HONG KONG--China plans to push tech giants including Ant Group, Tencent and JD.com to share consumer loan data to prevent excess borrowing and fraud, two people with knowledge of the matter said, in Beijing's latest tightening of scrutiny.


The plan, if implemented, would effectively end the government's laissez-faire approach to the industry and is another sign of attempts to rein in the country's technology champions. Large internet platforms have tended to resist handing over their data, a crucial asset that helps them run operations, manage risk and lure new customers.
Chinese regulators, including the central bank, the People's Bank of China (PBOC), plan to instruct internet platforms to feed their vast loan data to some of the nationwide credit agencies, the two sources said.
The agencies, which include the PBOC's Credit Reference Center, China's main, centralized credit scoring system, and the central bank-backed Baihang Credit, the country's first licensed personal credit agency, will share the data more widely with banks and other lenders to adequately evaluate risks and prevent over-borrowing, the people said.
Ant and Tencent declined to comment. JD.com and the PBOC did not immediately respond to requests for comment.
The two sources declined to be identified as they were not authorised to speak to the media. Details of the regulatory proposal to include Tencent and JD.com in the loan data sharing arrangement have not been reported.
"China seems to be making the unpopular, albeit right choice to sacrifice the current closed loop mentality financial paradigm in favour of a broader digital identity framework with potentially better access and greater efficiency in the long run," said Alex Sirakov, founder of AquariusX, a Shanghai-based consultancy.
The plan adds to recent proposals to sharpen scrutiny of the technology champions and rein in empire building, mainly in the financial sector. The shift helped bring about the dramatic collapse of fintech giant Ant's $37 billion IPO in November. Since then, the regulators have launched an antitrust probe into Ant's former parent Alibaba and ordered the fintech company to shake up its lending and other consumer finance businesses.
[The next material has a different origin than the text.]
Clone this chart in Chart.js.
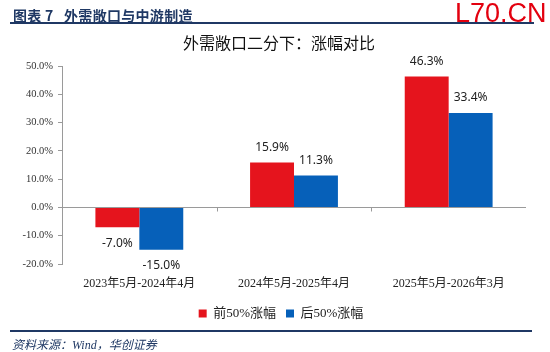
<!DOCTYPE html>
<html>
<head>
<meta charset="utf-8">
<script src="https://cdn.jsdelivr.net/npm/chart.js@4/dist/chart.umd.min.js"></script>
<style>
    body { margin: 0; background: #fff; }
    #wrap { position: relative; width: 550px; height: 352px; overflow: hidden; }
    #chartBox { position: absolute; left: 0; top: 0; width: 550px; height: 352px; }
    .txt { position: absolute; white-space: nowrap; }
    #head { left: 13px; top: 5px; font: bold 14px "Noto Sans CJK SC"; color: #1f3864; letter-spacing: 0.3px; }
    #headLine { left: 10px; top: 22px; width: 524px; height: 2px; background: #1f3864; }
    #mark { left: 455px; top: -2px; font: 27px "Liberation Sans"; color: #e3000f; }
    #title { left: 0; width: 558px; top: 30px; text-align: center; font: 16px "Noto Sans CJK SC"; color: #111; }
    #footLine { left: 10px; top: 330px; width: 522px; height: 2px; background: #1f3864; }
    #foot { left: 12px; top: 335px; font: italic 12px "Liberation Serif", "Noto Sans CJK SC"; color: #1f3864; }
</style>
</head>
<body>
<div id="wrap">
    <div id="chartBox"><canvas id="ddChart"></canvas></div>
    <div class="txt" id="head">图表 7&nbsp;&nbsp;&nbsp;外需敞口与中游制造</div>
    <div class="txt" id="headLine"></div>
    <div class="txt" id="mark">L70.CN</div>
    <div class="txt" id="title">外需敞口二分下：涨幅对比</div>
    <div class="txt" id="footLine"></div>
    <div class="txt" id="foot">资料来源：Wind，华创证券</div>
</div>
<script>
// data
let periods = ['2023年5月-2024年4月', '2024年5月-2025年4月', '2025年5月-2026年3月'];
let seriesNames = ['前50%涨幅', '后50%涨幅'];
let topHalf = [-7.0, 15.9, 46.3];
let bottomHalf = [-15.0, 11.3, 33.4];
let yTicks = [50, 40, 30, 20, 10, 0, -10, -20];

let red = '#e5141d';
let blue = '#0660b9';
let axisGray = '#9a9a9a';

// value labels at the end of each bar
let barLabels = {
    id: 'barLabels',
    afterDatasetsDraw(chart) {
        let ctx = chart.ctx;
        ctx.save();
        ctx.font = '12px "Noto Sans"';
        ctx.fillStyle = '#222';
        ctx.textAlign = 'center';
        ctx.textBaseline = 'middle';
        chart.data.datasets.forEach((ds, i) => {
            chart.getDatasetMeta(i).data.forEach((bar, j) => {
                let v = ds.data[j];
                let y = v >= 0 ? bar.y - 15 : bar.y + 16;
                ctx.fillText(v.toFixed(1) + '%', bar.x, y);
            });
        });
        ctx.restore();
    }
};

// little ticks on the zero line between categories
let zeroTicks = {
    id: 'zeroTicks',
    afterDraw(chart) {
        let x = chart.scales.x;
        let y0 = Math.round(chart.scales.y.getPixelForValue(0)) + 0.5;
        let ctx = chart.ctx;
        ctx.save();
        ctx.strokeStyle = axisGray;
        ctx.lineWidth = 1;
        for (let i = 0; i < periods.length - 1; i++) {
            let px = Math.round((x.getPixelForTick(i) + x.getPixelForTick(i + 1)) / 2) + 0.5;
            ctx.beginPath();
            ctx.moveTo(px, y0);
            ctx.lineTo(px, y0 + 4);
            ctx.stroke();
        }
        ctx.restore();
    }
};

// legend sits a little right of the canvas centre in the original
let legendShift = {
    id: 'legendShift',
    afterLayout(chart) {
        chart.legend.left += 12;
        chart.legend.right += 12;
    }
};

let ctx = document.getElementById('ddChart').getContext('2d');

let gapChart = new Chart(ctx, {
    type: 'bar',
    data: {
        labels: periods,
        datasets: [{
            label: seriesNames[0],
            data: topHalf,
            backgroundColor: red,
            categoryPercentage: 0.568,
            barPercentage: 1
        }, {
            label: seriesNames[1],
            data: bottomHalf,
            backgroundColor: blue,
            categoryPercentage: 0.568,
            barPercentage: 1
        }]
    },
    options: {
        responsive: true,
        maintainAspectRatio: false,
        animation: false,
        layout: {
            padding: { top: 66, left: 12, right: 24, bottom: 22 }
        },
        scales: {
            x: {
                grid: { display: false, drawTicks: false },
                border: { display: false },
                ticks: {
                    padding: 13,
                    color: '#222',
                    font: { family: '"Liberation Serif", "Noto Sans CJK SC"', size: 12 }
                },
                afterFit: (scale) => { scale.height = 33; }
            },
            y: {
                min: -20,
                max: 50,
                afterBuildTicks: (scale) => {
                    scale.ticks = yTicks.map(v => ({ value: v }));
                },
                border: { display: true, color: axisGray },
                grid: {
                    drawTicks: true,
                    tickLength: 4,
                    tickColor: axisGray,
                    color: (c) => c.tick && c.tick.value === 0 ? axisGray : 'rgba(0,0,0,0)'
                },
                ticks: {
                    padding: 5,
                    color: '#333',
                    font: { family: '"Liberation Serif"', size: 10.5 },
                    callback: (v) => v.toFixed(1) + '%'
                },
                afterFit: (scale) => { scale.width = 50; }
            }
        },
        plugins: {
            title: { display: false },
            tooltip: { enabled: false },
            legend: {
                position: 'bottom',
                labels: {
                    boxWidth: 8,
                    boxHeight: 8,
                    padding: 10,
                    color: '#222',
                    font: { family: '"Liberation Serif", "Noto Sans CJK SC"', size: 13 }
                }
            }
        }
    },
    plugins: [barLabels, zeroTicks, legendShift]
});
</script>
</body>
</html>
The latest regulatory proposal for internet companies also comes as Beijing grows wary of loose risk controls at banks, mainly smaller ones, in terms of consumer loans and their excessive reliance on platforms such as Ant to find customers. "Smaller banks are generally in a weaker position when they partner with fintech giants like Ant. They have heavily relied on Ant's data to underwrite loans and manage risks," said one senior regulator.
"When defaults happen, they have to shoulder most of the losses," said the regulator, who declined to be named because of the sensitivity of the matter. "It's crucial for lenders to have better access to more comprehensive and detailed credit data on borrowers."